***** GIVEN INFORMATION

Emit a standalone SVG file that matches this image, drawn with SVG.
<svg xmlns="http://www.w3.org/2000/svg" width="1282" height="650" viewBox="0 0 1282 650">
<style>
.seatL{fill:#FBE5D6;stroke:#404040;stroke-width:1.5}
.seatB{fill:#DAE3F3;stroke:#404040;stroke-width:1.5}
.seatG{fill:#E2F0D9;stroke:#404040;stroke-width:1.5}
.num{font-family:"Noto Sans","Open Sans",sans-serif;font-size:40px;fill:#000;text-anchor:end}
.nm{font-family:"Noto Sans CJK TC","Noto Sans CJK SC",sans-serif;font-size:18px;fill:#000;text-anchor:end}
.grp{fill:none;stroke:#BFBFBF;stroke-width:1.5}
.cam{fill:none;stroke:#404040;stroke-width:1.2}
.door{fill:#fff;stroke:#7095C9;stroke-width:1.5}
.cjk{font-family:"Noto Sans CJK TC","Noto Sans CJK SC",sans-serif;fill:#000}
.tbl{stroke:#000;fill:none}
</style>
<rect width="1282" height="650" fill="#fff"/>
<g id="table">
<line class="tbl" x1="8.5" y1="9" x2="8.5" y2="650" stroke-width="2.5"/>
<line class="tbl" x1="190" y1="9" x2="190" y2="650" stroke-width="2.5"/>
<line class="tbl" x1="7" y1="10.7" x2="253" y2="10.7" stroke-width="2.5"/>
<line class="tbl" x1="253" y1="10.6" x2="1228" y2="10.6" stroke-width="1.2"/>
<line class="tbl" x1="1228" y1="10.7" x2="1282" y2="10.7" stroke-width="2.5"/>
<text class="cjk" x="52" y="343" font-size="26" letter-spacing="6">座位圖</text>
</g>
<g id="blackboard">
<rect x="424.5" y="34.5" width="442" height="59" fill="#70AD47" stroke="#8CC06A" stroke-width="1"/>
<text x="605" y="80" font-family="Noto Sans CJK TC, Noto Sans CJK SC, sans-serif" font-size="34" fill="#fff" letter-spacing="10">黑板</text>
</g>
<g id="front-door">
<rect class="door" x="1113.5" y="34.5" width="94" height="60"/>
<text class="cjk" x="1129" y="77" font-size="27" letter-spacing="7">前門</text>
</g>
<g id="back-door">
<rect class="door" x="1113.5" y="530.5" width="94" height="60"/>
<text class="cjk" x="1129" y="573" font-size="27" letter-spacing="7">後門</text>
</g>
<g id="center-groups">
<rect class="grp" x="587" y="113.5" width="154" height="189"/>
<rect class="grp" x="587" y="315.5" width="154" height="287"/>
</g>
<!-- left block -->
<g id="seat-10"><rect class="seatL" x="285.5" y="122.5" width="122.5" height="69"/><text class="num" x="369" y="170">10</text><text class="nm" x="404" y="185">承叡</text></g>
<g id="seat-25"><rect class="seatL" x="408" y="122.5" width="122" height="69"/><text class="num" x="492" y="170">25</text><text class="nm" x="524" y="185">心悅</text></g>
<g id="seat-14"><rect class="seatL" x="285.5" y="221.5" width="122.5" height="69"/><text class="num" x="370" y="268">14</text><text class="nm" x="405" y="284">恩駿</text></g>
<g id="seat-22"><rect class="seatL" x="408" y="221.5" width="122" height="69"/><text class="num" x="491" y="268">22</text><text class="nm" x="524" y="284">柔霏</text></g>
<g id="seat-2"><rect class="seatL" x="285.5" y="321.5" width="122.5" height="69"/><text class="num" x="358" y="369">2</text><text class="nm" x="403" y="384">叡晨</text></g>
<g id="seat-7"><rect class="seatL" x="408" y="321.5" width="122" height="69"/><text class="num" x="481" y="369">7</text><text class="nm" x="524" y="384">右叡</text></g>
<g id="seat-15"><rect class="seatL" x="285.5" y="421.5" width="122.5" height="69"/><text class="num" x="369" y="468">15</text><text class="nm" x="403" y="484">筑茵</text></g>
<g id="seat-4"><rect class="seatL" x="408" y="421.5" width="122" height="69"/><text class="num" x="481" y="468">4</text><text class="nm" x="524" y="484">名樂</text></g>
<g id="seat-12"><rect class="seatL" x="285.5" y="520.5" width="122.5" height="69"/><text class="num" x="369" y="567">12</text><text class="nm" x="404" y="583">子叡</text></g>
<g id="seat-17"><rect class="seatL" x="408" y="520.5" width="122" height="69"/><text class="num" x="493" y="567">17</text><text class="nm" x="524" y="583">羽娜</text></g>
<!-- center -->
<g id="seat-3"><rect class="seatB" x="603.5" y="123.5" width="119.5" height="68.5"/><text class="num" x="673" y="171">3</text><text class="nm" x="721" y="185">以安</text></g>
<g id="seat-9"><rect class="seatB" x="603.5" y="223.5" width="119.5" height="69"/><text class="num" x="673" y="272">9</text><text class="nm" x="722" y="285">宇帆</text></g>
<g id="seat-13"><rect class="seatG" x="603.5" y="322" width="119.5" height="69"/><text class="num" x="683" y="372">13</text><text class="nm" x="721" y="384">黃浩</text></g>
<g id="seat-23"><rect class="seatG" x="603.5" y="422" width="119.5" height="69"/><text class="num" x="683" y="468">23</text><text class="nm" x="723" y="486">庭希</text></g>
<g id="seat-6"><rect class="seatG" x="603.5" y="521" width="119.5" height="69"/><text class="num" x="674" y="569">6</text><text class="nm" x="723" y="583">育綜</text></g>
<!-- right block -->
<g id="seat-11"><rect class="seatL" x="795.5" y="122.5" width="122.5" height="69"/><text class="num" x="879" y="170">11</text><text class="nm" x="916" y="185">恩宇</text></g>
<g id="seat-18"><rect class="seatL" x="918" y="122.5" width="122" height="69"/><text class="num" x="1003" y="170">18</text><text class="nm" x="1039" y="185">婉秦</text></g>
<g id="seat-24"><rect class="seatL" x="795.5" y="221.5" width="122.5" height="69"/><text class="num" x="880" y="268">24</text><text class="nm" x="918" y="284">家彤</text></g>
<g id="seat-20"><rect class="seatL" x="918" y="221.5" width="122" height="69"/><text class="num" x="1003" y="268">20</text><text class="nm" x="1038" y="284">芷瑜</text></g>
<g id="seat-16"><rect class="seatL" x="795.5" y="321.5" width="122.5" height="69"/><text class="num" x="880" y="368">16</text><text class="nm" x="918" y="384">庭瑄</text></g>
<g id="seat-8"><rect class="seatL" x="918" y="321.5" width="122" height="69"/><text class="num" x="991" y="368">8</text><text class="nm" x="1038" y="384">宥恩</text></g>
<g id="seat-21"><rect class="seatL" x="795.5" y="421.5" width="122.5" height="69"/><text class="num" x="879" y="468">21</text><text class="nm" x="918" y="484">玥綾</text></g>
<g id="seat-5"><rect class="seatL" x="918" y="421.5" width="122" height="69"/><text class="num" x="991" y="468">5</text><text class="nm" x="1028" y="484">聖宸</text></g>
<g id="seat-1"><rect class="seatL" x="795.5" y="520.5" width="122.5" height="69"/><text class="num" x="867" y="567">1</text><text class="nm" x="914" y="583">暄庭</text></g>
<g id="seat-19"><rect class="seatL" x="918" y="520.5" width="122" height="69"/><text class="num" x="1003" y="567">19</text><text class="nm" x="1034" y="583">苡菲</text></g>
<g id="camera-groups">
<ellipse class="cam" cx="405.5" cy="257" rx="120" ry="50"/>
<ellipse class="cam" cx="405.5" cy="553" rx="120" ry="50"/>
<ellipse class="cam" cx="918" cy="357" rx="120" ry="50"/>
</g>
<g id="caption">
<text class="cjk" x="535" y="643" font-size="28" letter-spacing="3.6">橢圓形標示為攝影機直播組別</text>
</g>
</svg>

**********

### WHAT TO PRODUCE
Write out the whole listing again. Match it word for word.

### RESULT OF THIS EXERCISE
Emit a standalone SVG file that matches this image, drawn with SVG.
<svg xmlns="http://www.w3.org/2000/svg" width="1282" height="650" viewBox="0 0 1282 650">
<style>
.seatL{fill:#FBE5D6;stroke:#404040;stroke-width:1.5}
.seatB{fill:#DAE3F3;stroke:#404040;stroke-width:1.5}
.seatG{fill:#E2F0D9;stroke:#404040;stroke-width:1.5}
.num{font-family:"Noto Sans","Open Sans",sans-serif;font-size:40px;fill:#000;text-anchor:end}
.nm{font-family:"Noto Sans CJK TC","Noto Sans CJK SC",sans-serif;font-size:18px;fill:#000;text-anchor:end}
.grp{fill:none;stroke:#BFBFBF;stroke-width:1.5}
.cam{fill:none;stroke:#404040;stroke-width:1.2}
.door{fill:#fff;stroke:#7095C9;stroke-width:1.5}
.cjk{font-family:"Noto Sans CJK TC","Noto Sans CJK SC",sans-serif;fill:#000}
.tbl{stroke:#000;fill:none}
</style>
<rect width="1282" height="650" fill="#fff"/>
<g id="table">
<line class="tbl" x1="8.5" y1="9" x2="8.5" y2="650" stroke-width="2.5"/>
<line class="tbl" x1="190" y1="9" x2="190" y2="650" stroke-width="2.5"/>
<line class="tbl" x1="7" y1="10.7" x2="253" y2="10.7" stroke-width="2.5"/>
<line class="tbl" x1="253" y1="10.6" x2="1228" y2="10.6" stroke-width="1.2"/>
<line class="tbl" x1="1228" y1="10.7" x2="1282" y2="10.7" stroke-width="2.5"/>
<text class="cjk" x="52" y="343" font-size="26" letter-spacing="6">座位圖</text>
</g>
<g id="blackboard">
<rect x="424.5" y="34.5" width="442" height="59" fill="#70AD47" stroke="#8CC06A" stroke-width="1"/>
<text x="605" y="80" font-family="Noto Sans CJK TC, Noto Sans CJK SC, sans-serif" font-size="34" fill="#fff" letter-spacing="10">黑板</text>
</g>
<g id="front-door">
<rect class="door" x="1113.5" y="34.5" width="94" height="60"/>
<text class="cjk" x="1129" y="77" font-size="27" letter-spacing="7">前門</text>
</g>
<g id="back-door">
<rect class="door" x="1113.5" y="530.5" width="94" height="60"/>
<text class="cjk" x="1129" y="573" font-size="27" letter-spacing="7">後門</text>
</g>
<g id="center-groups">
<rect class="grp" x="587" y="113.5" width="154" height="189"/>
<rect class="grp" x="587" y="315.5" width="154" height="287"/>
</g>
<!-- left block -->
<g id="seat-10"><rect class="seatL" x="285.5" y="122.5" width="122.5" height="69"/><text class="num" x="369" y="170">10</text><text class="nm" x="404" y="185">承叡</text></g>
<g id="seat-25"><rect class="seatL" x="408" y="122.5" width="122" height="69"/><text class="num" x="492" y="170">25</text><text class="nm" x="524" y="185">心悅</text></g>
<g id="seat-14"><rect class="seatL" x="285.5" y="221.5" width="122.5" height="69"/><text class="num" x="370" y="268">14</text><text class="nm" x="405" y="284">恩駿</text></g>
<g id="seat-22"><rect class="seatL" x="408" y="221.5" width="122" height="69"/><text class="num" x="491" y="268">22</text><text class="nm" x="524" y="284">柔霏</text></g>
<g id="seat-2"><rect class="seatL" x="285.5" y="321.5" width="122.5" height="69"/><text class="num" x="358" y="369">2</text><text class="nm" x="403" y="384">叡晨</text></g>
<g id="seat-7"><rect class="seatL" x="408" y="321.5" width="122" height="69"/><text class="num" x="481" y="369">7</text><text class="nm" x="524" y="384">右叡</text></g>
<g id="seat-15"><rect class="seatL" x="285.5" y="421.5" width="122.5" height="69"/><text class="num" x="369" y="468">15</text><text class="nm" x="403" y="484">筑茵</text></g>
<g id="seat-4"><rect class="seatL" x="408" y="421.5" width="122" height="69"/><text class="num" x="481" y="468">4</text><text class="nm" x="524" y="484">名樂</text></g>
<g id="seat-12"><rect class="seatL" x="285.5" y="520.5" width="122.5" height="69"/><text class="num" x="369" y="567">12</text><text class="nm" x="404" y="583">子叡</text></g>
<g id="seat-17"><rect class="seatL" x="408" y="520.5" width="122" height="69"/><text class="num" x="493" y="567">17</text><text class="nm" x="524" y="583">羽娜</text></g>
<!-- center -->
<g id="seat-3"><rect class="seatB" x="603.5" y="123.5" width="119.5" height="68.5"/><text class="num" x="673" y="171">3</text><text class="nm" x="721" y="185">以安</text></g>
<g id="seat-9"><rect class="seatB" x="603.5" y="223.5" width="119.5" height="69"/><text class="num" x="673" y="272">9</text><text class="nm" x="722" y="285">宇帆</text></g>
<g id="seat-13"><rect class="seatG" x="603.5" y="322" width="119.5" height="69"/><text class="num" x="683" y="372">13</text><text class="nm" x="721" y="384">黃浩</text></g>
<g id="seat-23"><rect class="seatG" x="603.5" y="422" width="119.5" height="69"/><text class="num" x="683" y="468">23</text><text class="nm" x="723" y="486">庭希</text></g>
<g id="seat-6"><rect class="seatG" x="603.5" y="521" width="119.5" height="69"/><text class="num" x="674" y="569">6</text><text class="nm" x="723" y="583">育綜</text></g>
<!-- right block -->
<g id="seat-11"><rect class="seatL" x="795.5" y="122.5" width="122.5" height="69"/><text class="num" x="879" y="170">11</text><text class="nm" x="916" y="185">恩宇</text></g>
<g id="seat-18"><rect class="seatL" x="918" y="122.5" width="122" height="69"/><text class="num" x="1003" y="170">18</text><text class="nm" x="1039" y="185">婉秦</text></g>
<g id="seat-24"><rect class="seatL" x="795.5" y="221.5" width="122.5" height="69"/><text class="num" x="880" y="268">24</text><text class="nm" x="918" y="284">家彤</text></g>
<g id="seat-20"><rect class="seatL" x="918" y="221.5" width="122" height="69"/><text class="num" x="1003" y="268">20</text><text class="nm" x="1038" y="284">芷瑜</text></g>
<g id="seat-16"><rect class="seatL" x="795.5" y="321.5" width="122.5" height="69"/><text class="num" x="880" y="368">16</text><text class="nm" x="918" y="384">庭瑄</text></g>
<g id="seat-8"><rect class="seatL" x="918" y="321.5" width="122" height="69"/><text class="num" x="991" y="368">8</text><text class="nm" x="1038" y="384">宥恩</text></g>
<g id="seat-21"><rect class="seatL" x="795.5" y="421.5" width="122.5" height="69"/><text class="num" x="879" y="468">21</text><text class="nm" x="918" y="484">玥綾</text></g>
<g id="seat-5"><rect class="seatL" x="918" y="421.5" width="122" height="69"/><text class="num" x="991" y="468">5</text><text class="nm" x="1028" y="484">聖宸</text></g>
<g id="seat-1"><rect class="seatL" x="795.5" y="520.5" width="122.5" height="69"/><text class="num" x="867" y="567">1</text><text class="nm" x="914" y="583">暄庭</text></g>
<g id="seat-19"><rect class="seatL" x="918" y="520.5" width="122" height="69"/><text class="num" x="1003" y="567">19</text><text class="nm" x="1034" y="583">苡菲</text></g>
<g id="camera-groups">
<ellipse class="cam" cx="405.5" cy="257" rx="120" ry="50"/>
<ellipse class="cam" cx="405.5" cy="553" rx="120" ry="50"/>
<ellipse class="cam" cx="918" cy="357" rx="120" ry="50"/>
</g>
<g id="caption">
<text class="cjk" x="535" y="643" font-size="28" letter-spacing="3.6">橢圓形標示為攝影機直播組別</text>
</g>
</svg>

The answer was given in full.